VOLUNTEERS HUB LIBERIA LAUNCHES OPEN TAX INITIATIVE
As part of efforts to promote fiscal transparency and contribute to increase domestic revenue in Liberia, a group of youths under the banner of Volunteers Hub has launched an Open Tax Initiative project in Monrovia. The initiative, which was officially launched recently, is aimed at helping to strengthen taxation and fiscal transparency in Liberia through public awareness and stakeholders’ engagement.
Speaking at the Robert Kpadeh Intellectual Center on 12th Street, the Executive Director of Volunteers Hub Liberia, Menue Bainda told participants that through the Open Tax Initiative project, Volunteers Hub Liberia will provide tax education to citizens using public awareness. He said they will also engage relevant government authorities to provide reports on revenue collection with clarity, comprehensiveness, reliability and timeliness to citizens and state how and for what public finances are used.
The project is being supported by the Accountability Lab Incubator Program and it will run for three months. Dir. Bainda said their activities will cover some parts of Montserrado County, including Paynesville, Mount Barclay, Fendell, Congo Town, Sinkor, Duala, Central Monrovia and Old Road.
Speaking at the launch, the head of the Tax Education Division at the Liberia Revenue Authority (LRA), Madam Gifty Asmah commended Volunteers Hub Liberia for their timely step taken to help buttress the efforts of the LRA.
She noted that for government to provide basic social services with efficiency, citizens must pay taxes to national government to help government function well. To achieve this, citizens will have to be provided with basic tax education to help guide them in paying taxes, which the LRA cannot do alone, and it requires collective actions as Volunteers Hub Liberia has started, the LRA Tax Education chief said.
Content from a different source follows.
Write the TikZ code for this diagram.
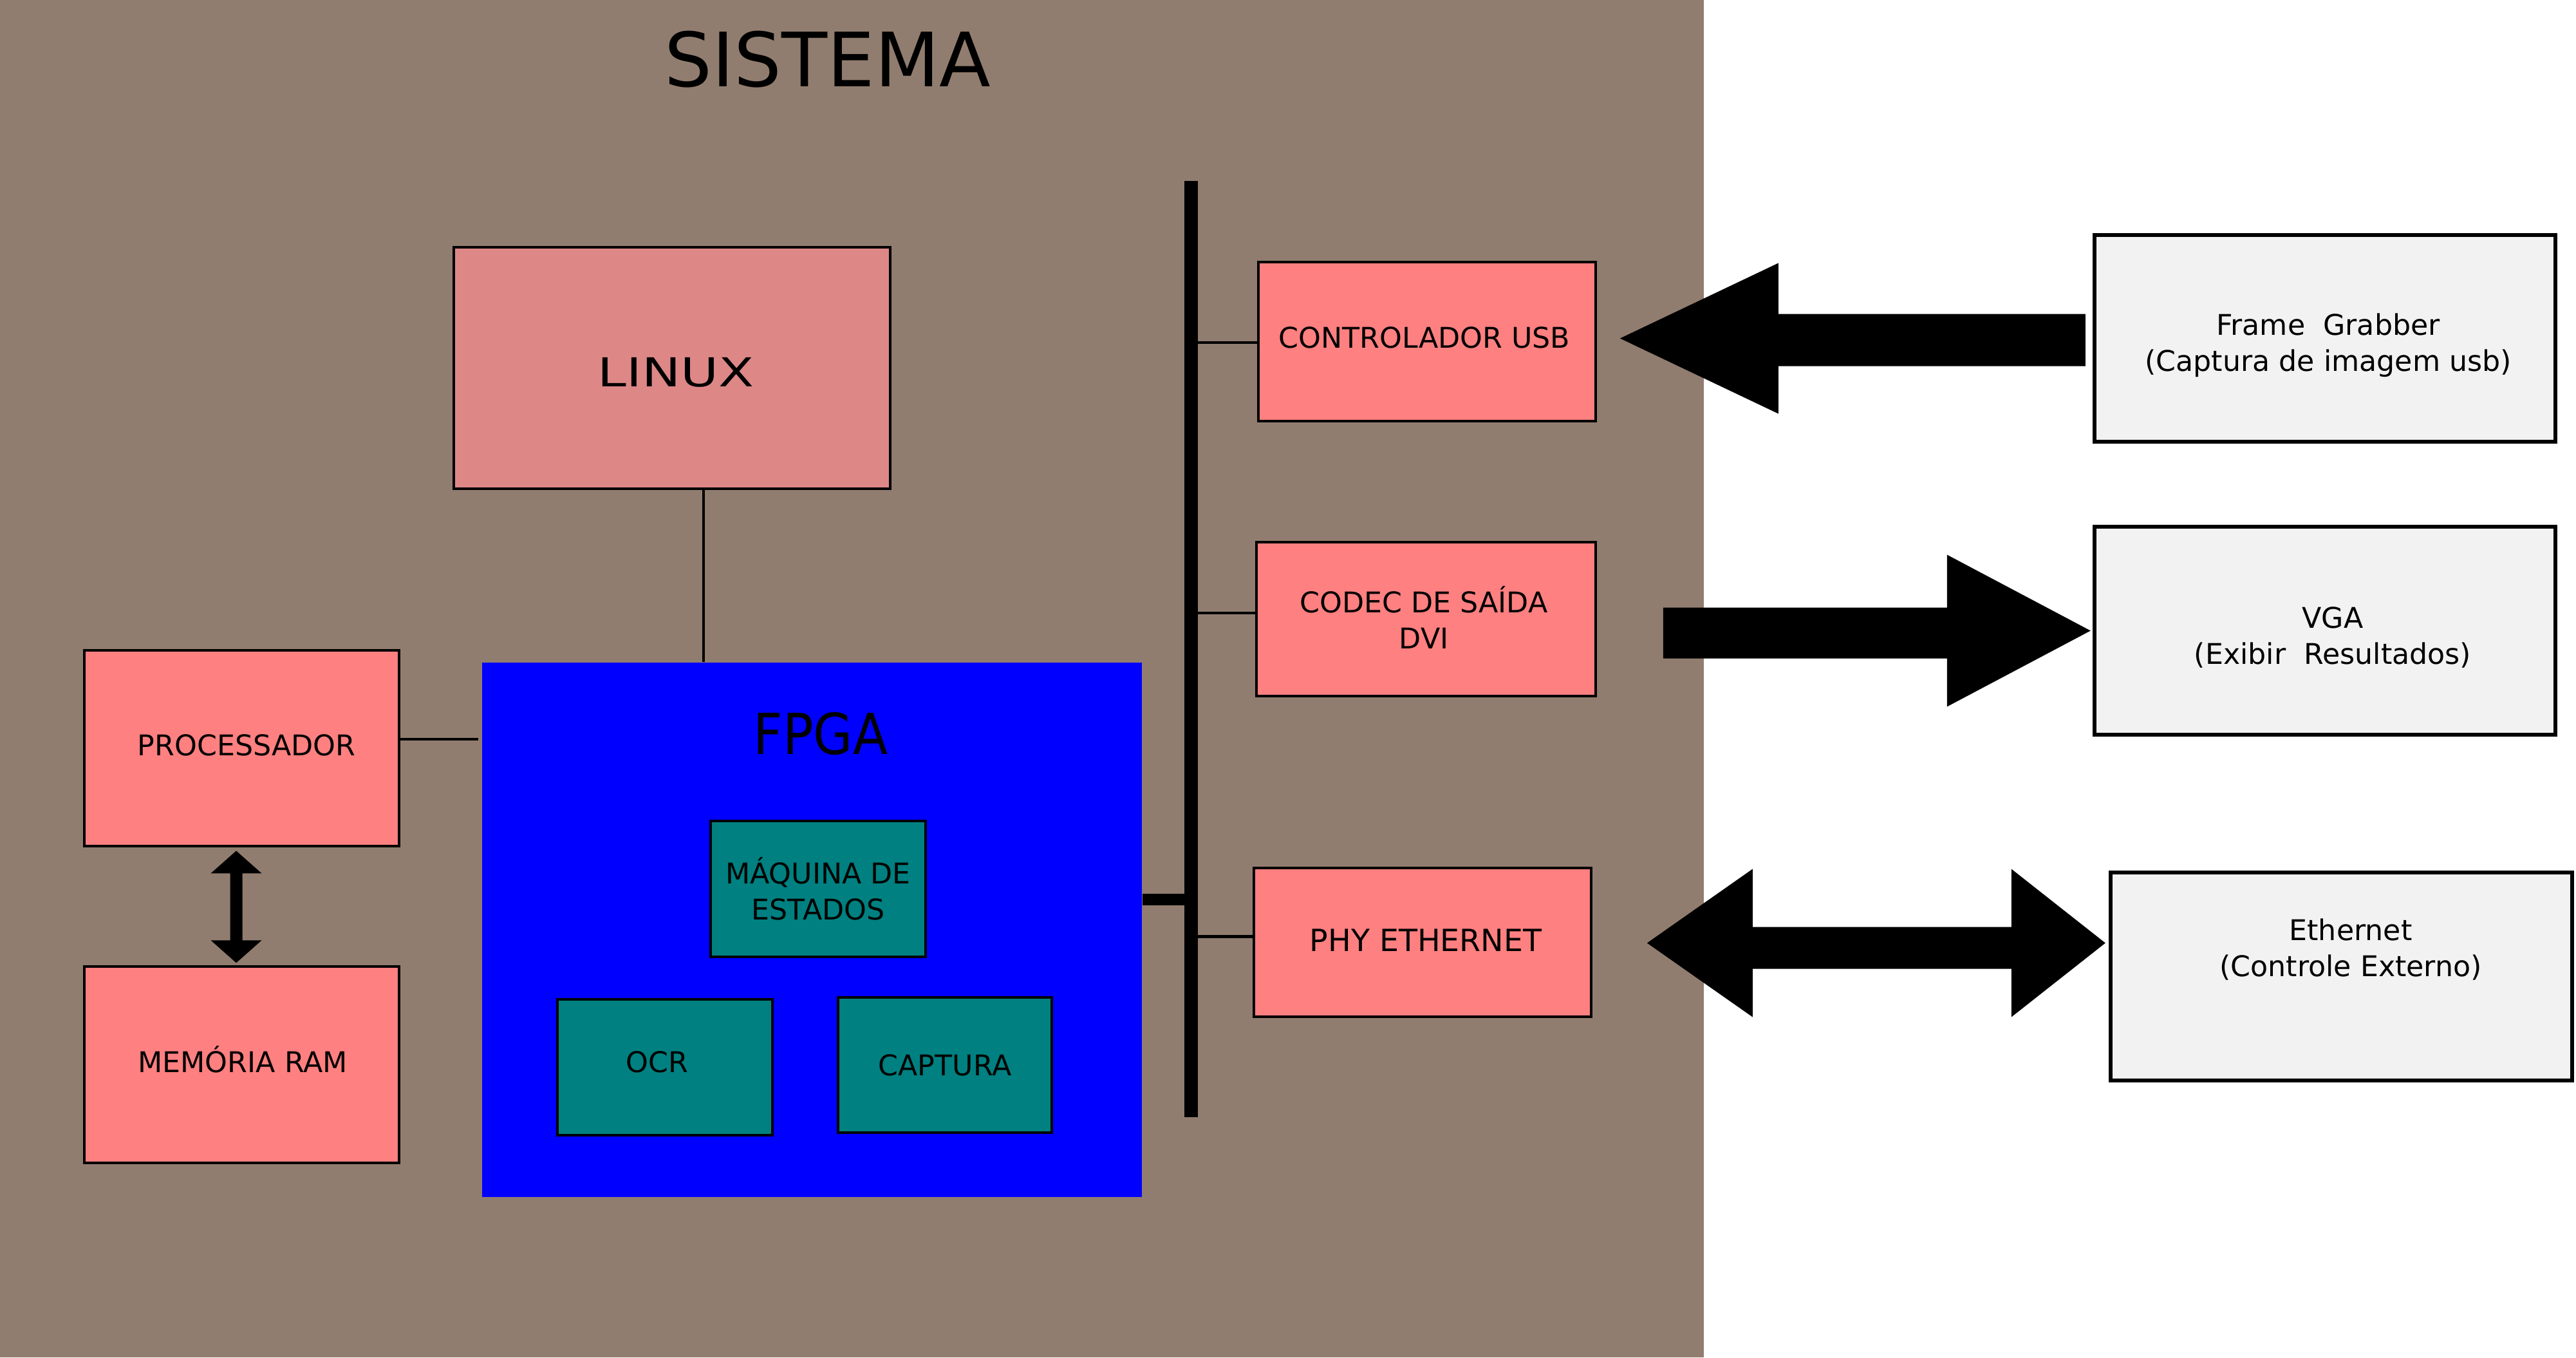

Raising concerns at the launch, the Chairman of the Elder Council of 12th Street told participants that government cannot expect citizens to pay tax when government is not equally distributing taxes across communities. Mr. Harris cited an instance of fire disaster in the Popo Beach community and the 14th street community, which government quickly intervene to the situation in the Popo Beach community. But he said the government did not put any effort in intervening in the situation in the 14th street community.
He added that 12th Street is lacking access to safe drinking water, stable electricity and other basic social services, which should not be so because they all pay equal taxes to government. “We cannot continue to pay our taxes and don’t benefit from those taxes we paid and our taxes should not be used based on politics,” Mr. Harris added.
In another concern, a resident and businesswoman spoke of the need for the LRA officials to limit the use of too much air condition cars and try to move to places that car cannot reach, so that citizens can be educated about tax payment. She further said that citizens are not refusing to pay taxes, it’s just that they don’t know that they are supposed to pay taxes.
The Learning and Communications Manager of iCampus Liberia, Janet Kamara, who officially launched the project, told participants that the Accountability Lab Incubator program is a flagship program for young civil society leaders to build sustainable, effective tools for accountability, participation and social impact in their societies. Selected ‘accountapreneurs’ undergo an accelerated one-year program with hands-on, comprehensive support for their ideas and initiatives.
Madam Kamara added that the Incubator provides mentorship, fundraising and management support, and access to a global network of leading institutions, foundations and donors. The overall objective of the Incubator is to support individuals to strengthen accountability and support better governance in their countries at a local and/or national level.